**Your task:** Print exactly the lines below between the line containing "Write a web" and the line containing "c.textBaseline = 'middle';", counting both of those lines. Leave pictures out.

**Data entries:**
┌──
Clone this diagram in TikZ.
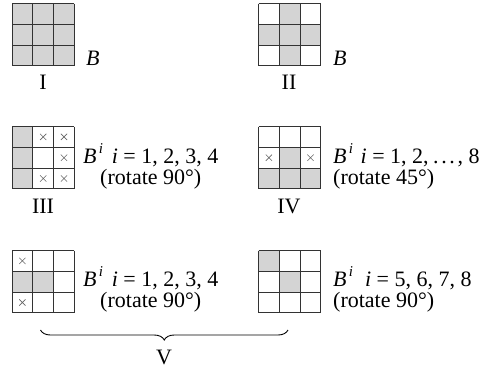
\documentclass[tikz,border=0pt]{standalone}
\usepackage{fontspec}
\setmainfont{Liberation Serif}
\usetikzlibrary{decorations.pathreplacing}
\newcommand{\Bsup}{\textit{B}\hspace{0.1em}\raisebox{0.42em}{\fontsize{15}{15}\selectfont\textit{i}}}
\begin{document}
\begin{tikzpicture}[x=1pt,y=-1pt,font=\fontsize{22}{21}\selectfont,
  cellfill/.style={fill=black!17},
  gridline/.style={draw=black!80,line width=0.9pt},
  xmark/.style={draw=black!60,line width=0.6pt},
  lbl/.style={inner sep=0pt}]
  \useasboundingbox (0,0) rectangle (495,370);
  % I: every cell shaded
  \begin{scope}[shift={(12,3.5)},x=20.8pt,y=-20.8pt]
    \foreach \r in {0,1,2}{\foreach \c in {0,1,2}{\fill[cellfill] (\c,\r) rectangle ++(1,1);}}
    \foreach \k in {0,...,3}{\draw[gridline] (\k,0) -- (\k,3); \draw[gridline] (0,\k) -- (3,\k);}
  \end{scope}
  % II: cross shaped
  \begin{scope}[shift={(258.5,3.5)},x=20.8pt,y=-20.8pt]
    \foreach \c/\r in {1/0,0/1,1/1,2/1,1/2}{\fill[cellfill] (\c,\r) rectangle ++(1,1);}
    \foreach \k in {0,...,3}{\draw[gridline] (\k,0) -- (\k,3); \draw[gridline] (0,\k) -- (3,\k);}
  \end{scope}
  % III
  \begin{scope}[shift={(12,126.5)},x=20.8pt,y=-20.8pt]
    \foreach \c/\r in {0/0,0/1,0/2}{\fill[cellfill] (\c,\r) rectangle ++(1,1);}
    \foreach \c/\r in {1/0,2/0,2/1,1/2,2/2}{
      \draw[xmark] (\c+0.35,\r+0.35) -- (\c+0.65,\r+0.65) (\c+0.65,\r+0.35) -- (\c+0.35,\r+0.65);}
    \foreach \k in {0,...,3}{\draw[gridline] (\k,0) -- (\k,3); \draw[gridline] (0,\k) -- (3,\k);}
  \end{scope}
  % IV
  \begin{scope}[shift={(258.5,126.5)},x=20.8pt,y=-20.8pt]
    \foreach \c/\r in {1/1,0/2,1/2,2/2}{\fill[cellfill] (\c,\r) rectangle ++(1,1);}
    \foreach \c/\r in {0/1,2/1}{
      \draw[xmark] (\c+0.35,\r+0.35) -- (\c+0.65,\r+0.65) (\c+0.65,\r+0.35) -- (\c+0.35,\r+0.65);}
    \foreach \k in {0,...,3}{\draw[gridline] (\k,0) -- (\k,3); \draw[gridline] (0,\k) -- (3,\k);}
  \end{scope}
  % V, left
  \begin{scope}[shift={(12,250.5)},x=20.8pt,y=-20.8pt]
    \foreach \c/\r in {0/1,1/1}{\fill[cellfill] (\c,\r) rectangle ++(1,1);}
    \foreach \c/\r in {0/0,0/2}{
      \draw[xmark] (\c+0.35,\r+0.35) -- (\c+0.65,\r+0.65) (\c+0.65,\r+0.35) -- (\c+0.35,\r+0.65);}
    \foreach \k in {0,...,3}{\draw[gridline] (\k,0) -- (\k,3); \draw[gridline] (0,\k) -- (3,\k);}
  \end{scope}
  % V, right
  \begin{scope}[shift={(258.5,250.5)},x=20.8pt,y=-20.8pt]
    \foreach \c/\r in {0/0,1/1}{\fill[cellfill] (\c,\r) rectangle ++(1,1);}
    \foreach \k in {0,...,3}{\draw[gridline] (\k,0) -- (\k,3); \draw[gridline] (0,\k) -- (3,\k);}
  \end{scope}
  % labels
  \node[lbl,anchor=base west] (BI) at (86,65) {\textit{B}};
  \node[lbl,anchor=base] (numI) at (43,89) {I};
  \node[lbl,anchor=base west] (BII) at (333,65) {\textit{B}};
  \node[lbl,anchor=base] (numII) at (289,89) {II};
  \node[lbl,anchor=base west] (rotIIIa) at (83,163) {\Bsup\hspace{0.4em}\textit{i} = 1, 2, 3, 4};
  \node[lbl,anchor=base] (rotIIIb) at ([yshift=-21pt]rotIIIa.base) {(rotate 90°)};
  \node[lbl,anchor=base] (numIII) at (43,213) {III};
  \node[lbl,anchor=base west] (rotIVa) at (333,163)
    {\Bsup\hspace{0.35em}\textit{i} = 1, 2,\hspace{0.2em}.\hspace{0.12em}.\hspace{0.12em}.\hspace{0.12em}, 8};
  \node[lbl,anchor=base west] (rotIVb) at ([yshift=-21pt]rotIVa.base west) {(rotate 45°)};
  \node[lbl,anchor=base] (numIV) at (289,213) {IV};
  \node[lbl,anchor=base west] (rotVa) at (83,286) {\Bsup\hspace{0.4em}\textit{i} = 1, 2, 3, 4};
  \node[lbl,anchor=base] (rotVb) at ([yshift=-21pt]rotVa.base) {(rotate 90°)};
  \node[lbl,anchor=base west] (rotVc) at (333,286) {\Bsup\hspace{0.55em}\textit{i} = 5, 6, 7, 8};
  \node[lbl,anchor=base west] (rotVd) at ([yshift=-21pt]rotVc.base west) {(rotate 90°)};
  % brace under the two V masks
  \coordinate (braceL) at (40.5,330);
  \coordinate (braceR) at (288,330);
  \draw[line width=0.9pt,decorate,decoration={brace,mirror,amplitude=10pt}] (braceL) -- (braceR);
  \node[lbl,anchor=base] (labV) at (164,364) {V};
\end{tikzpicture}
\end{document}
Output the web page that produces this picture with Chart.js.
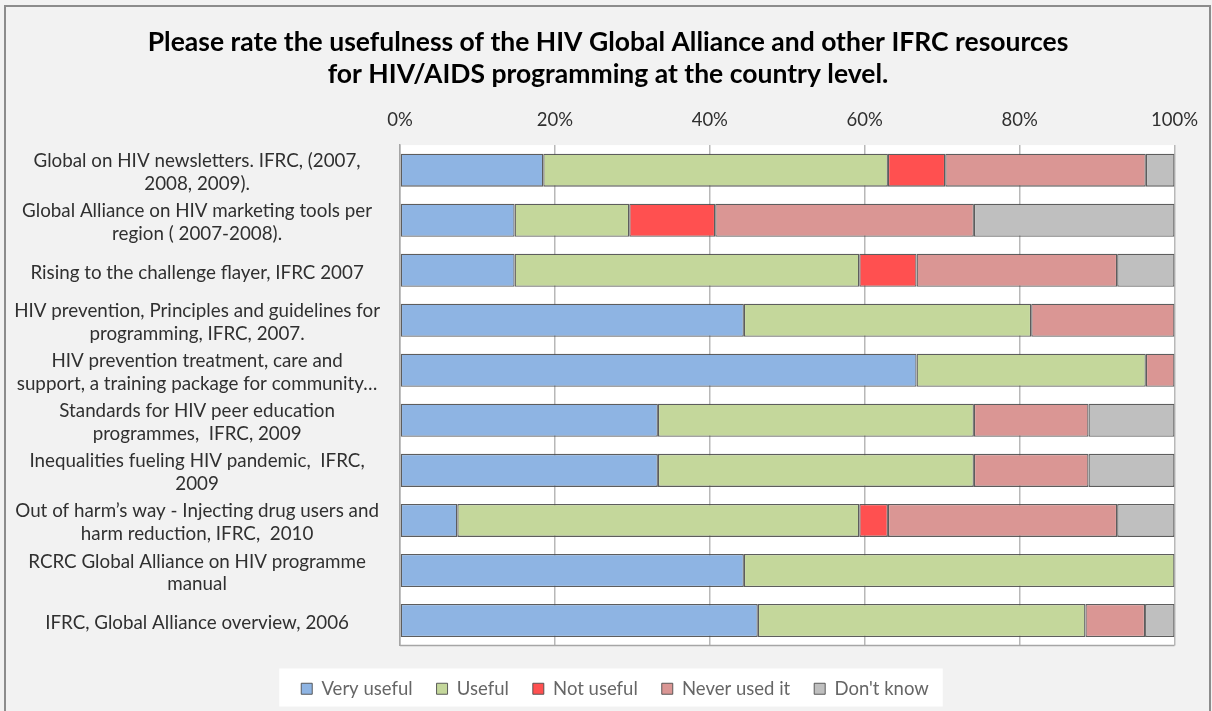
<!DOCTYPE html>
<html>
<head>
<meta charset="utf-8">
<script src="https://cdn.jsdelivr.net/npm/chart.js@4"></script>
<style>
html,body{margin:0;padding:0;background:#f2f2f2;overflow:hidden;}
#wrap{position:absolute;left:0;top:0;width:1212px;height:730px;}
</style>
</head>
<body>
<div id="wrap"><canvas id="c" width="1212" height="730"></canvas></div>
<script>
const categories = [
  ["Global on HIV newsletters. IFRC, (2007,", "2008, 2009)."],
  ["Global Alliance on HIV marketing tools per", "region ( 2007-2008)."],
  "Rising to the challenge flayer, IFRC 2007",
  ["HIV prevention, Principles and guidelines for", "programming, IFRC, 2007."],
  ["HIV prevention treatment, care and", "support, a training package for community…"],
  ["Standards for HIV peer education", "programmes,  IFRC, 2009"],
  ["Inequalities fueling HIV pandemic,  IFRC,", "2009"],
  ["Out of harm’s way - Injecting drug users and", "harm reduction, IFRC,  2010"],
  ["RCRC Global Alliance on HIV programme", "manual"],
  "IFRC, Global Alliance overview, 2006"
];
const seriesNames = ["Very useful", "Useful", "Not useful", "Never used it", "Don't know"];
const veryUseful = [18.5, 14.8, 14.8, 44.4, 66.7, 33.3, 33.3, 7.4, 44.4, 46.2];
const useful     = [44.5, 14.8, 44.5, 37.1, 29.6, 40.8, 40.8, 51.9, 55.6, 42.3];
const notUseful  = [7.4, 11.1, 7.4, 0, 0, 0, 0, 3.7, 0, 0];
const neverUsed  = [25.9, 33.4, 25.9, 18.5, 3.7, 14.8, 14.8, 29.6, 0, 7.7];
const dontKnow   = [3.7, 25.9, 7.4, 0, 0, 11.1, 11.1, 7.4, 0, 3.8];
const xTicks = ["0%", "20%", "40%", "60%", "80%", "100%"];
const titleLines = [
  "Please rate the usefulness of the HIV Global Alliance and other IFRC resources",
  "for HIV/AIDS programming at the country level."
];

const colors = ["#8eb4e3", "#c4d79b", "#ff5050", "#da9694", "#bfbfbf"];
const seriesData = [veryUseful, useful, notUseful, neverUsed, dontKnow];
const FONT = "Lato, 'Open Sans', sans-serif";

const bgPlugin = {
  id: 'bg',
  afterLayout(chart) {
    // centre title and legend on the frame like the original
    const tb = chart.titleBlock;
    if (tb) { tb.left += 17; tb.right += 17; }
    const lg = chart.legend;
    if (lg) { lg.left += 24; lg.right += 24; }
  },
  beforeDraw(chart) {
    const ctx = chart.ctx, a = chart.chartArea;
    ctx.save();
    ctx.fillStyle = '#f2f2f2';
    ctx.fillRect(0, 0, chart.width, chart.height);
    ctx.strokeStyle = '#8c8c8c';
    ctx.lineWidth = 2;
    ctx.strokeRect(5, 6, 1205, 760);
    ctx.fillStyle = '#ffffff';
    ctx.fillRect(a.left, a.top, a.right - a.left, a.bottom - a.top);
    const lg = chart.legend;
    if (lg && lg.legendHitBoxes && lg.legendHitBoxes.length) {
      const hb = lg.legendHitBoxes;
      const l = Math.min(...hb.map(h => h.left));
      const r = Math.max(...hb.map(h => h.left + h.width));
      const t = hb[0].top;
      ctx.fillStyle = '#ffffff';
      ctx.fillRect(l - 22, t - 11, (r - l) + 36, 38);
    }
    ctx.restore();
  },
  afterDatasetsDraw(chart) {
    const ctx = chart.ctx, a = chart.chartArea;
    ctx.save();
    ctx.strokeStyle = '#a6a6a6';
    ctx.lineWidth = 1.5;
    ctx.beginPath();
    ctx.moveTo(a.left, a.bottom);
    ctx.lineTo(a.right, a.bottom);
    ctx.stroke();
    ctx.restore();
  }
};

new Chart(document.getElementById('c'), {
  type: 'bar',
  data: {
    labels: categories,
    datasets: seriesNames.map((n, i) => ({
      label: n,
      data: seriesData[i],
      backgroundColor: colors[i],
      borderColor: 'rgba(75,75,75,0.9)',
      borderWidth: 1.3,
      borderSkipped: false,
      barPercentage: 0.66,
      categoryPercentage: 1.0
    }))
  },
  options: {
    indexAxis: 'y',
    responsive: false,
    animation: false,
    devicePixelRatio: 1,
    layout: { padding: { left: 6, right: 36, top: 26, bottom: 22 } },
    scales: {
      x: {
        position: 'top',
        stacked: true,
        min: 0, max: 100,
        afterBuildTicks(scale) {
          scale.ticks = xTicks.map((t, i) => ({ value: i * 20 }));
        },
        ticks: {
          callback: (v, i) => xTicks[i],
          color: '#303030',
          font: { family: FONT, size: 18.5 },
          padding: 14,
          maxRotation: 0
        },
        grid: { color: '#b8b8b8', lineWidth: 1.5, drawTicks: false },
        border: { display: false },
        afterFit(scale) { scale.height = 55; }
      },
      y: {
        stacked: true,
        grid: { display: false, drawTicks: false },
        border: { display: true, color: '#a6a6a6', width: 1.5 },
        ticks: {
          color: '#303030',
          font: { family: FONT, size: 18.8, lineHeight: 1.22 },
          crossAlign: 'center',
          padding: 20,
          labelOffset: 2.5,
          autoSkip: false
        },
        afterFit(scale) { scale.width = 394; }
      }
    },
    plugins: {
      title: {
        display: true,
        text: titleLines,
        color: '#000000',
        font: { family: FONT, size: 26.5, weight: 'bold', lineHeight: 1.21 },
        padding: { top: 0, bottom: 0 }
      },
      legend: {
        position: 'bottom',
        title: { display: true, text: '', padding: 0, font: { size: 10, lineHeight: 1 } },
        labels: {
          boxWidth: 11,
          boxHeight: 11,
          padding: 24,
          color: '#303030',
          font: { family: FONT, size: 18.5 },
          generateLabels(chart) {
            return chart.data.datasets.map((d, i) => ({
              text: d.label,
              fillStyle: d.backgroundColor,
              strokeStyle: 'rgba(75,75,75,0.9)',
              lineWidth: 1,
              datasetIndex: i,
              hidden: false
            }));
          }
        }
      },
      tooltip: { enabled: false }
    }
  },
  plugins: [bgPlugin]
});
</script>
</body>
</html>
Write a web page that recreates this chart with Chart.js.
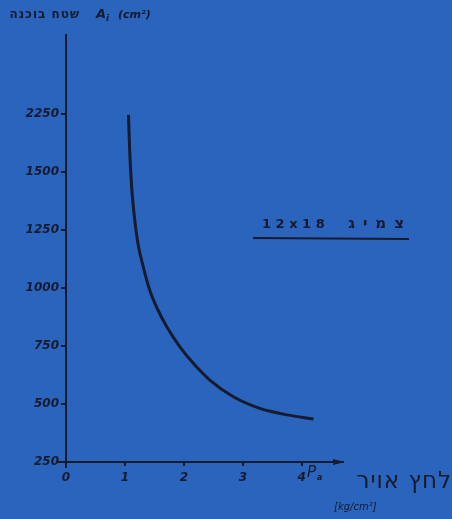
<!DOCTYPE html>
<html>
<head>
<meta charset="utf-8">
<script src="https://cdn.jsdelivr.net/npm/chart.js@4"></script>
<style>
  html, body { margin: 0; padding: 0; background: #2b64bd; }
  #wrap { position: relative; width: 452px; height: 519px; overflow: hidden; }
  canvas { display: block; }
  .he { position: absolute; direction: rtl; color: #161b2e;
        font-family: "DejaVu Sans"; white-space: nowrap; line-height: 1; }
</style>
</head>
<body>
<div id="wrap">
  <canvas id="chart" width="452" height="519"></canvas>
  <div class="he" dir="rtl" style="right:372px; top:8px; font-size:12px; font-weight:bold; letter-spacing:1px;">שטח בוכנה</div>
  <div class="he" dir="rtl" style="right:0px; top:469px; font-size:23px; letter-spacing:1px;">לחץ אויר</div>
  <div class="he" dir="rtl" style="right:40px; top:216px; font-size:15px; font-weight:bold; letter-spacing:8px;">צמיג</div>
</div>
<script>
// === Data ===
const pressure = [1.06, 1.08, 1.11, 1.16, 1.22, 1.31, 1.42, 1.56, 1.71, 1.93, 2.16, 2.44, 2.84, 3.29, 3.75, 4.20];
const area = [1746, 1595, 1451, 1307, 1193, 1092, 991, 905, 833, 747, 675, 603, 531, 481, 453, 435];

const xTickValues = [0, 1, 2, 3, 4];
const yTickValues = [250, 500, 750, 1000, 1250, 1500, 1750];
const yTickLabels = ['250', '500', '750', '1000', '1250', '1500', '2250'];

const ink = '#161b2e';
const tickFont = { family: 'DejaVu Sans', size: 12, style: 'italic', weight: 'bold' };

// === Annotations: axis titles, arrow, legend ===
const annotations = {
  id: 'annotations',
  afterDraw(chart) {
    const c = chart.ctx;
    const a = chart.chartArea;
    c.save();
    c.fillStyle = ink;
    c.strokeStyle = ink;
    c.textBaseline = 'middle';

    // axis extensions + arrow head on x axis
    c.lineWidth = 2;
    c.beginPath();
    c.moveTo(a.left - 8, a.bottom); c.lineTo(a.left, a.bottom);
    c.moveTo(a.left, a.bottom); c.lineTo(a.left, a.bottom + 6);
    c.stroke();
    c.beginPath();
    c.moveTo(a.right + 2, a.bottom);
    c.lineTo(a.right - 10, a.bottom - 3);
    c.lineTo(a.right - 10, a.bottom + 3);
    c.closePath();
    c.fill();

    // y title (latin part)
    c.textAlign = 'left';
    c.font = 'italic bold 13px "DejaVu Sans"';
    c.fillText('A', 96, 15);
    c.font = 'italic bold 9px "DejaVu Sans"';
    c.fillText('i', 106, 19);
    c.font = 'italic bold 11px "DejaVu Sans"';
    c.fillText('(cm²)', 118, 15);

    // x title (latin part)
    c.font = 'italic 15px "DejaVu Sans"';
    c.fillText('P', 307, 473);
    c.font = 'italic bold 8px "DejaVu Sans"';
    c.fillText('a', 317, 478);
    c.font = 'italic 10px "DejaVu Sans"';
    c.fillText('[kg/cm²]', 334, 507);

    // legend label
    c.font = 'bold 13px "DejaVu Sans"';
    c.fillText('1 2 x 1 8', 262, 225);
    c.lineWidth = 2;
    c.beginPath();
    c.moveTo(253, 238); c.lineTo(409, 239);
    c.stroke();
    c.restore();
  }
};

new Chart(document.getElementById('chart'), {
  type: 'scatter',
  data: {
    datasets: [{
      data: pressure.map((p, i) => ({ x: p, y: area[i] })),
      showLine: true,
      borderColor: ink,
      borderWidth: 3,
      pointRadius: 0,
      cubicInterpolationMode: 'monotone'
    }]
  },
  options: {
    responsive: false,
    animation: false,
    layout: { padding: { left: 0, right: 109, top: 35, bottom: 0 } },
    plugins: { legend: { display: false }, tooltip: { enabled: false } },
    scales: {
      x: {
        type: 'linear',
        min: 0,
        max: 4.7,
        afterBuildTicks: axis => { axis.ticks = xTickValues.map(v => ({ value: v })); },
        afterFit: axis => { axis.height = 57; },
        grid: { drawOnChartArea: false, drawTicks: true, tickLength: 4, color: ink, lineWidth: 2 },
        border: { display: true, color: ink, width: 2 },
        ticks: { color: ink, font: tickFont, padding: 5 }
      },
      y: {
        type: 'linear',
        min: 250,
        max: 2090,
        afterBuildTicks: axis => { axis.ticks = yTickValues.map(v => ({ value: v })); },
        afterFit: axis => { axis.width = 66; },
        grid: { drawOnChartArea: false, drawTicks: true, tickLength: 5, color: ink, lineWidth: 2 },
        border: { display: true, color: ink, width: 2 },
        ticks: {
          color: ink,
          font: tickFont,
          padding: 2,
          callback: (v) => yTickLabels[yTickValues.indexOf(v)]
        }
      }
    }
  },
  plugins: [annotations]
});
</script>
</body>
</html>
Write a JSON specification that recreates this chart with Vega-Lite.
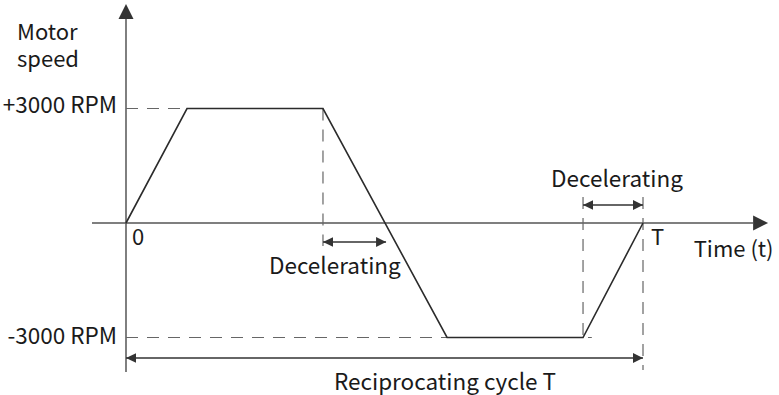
└──
**Correct result:**
Write a web page that recreates this chart with Chart.js.
<!DOCTYPE html>
<html>
<head>
<meta charset="utf-8">
<script src="https://cdn.jsdelivr.net/npm/chart.js@4"></script>
<style>
  html, body { margin: 0; padding: 0; background: #2b64bd; }
  #wrap { position: relative; width: 452px; height: 519px; overflow: hidden; }
  canvas { display: block; }
  .he { position: absolute; direction: rtl; color: #161b2e;
        font-family: "DejaVu Sans"; white-space: nowrap; line-height: 1; }
</style>
</head>
<body>
<div id="wrap">
  <canvas id="chart" width="452" height="519"></canvas>
  <div class="he" dir="rtl" style="right:372px; top:8px; font-size:12px; font-weight:bold; letter-spacing:1px;">שטח בוכנה</div>
  <div class="he" dir="rtl" style="right:0px; top:469px; font-size:23px; letter-spacing:1px;">לחץ אויר</div>
  <div class="he" dir="rtl" style="right:40px; top:216px; font-size:15px; font-weight:bold; letter-spacing:8px;">צמיג</div>
</div>
<script>
// === Data ===
const pressure = [1.06, 1.08, 1.11, 1.16, 1.22, 1.31, 1.42, 1.56, 1.71, 1.93, 2.16, 2.44, 2.84, 3.29, 3.75, 4.20];
const area = [1746, 1595, 1451, 1307, 1193, 1092, 991, 905, 833, 747, 675, 603, 531, 481, 453, 435];

const xTickValues = [0, 1, 2, 3, 4];
const yTickValues = [250, 500, 750, 1000, 1250, 1500, 1750];
const yTickLabels = ['250', '500', '750', '1000', '1250', '1500', '2250'];

const ink = '#161b2e';
const tickFont = { family: 'DejaVu Sans', size: 12, style: 'italic', weight: 'bold' };

// === Annotations: axis titles, arrow, legend ===
const annotations = {
  id: 'annotations',
  afterDraw(chart) {
    const c = chart.ctx;
    const a = chart.chartArea;
    c.save();
    c.fillStyle = ink;
    c.strokeStyle = ink;
    c.textBaseline = 'middle';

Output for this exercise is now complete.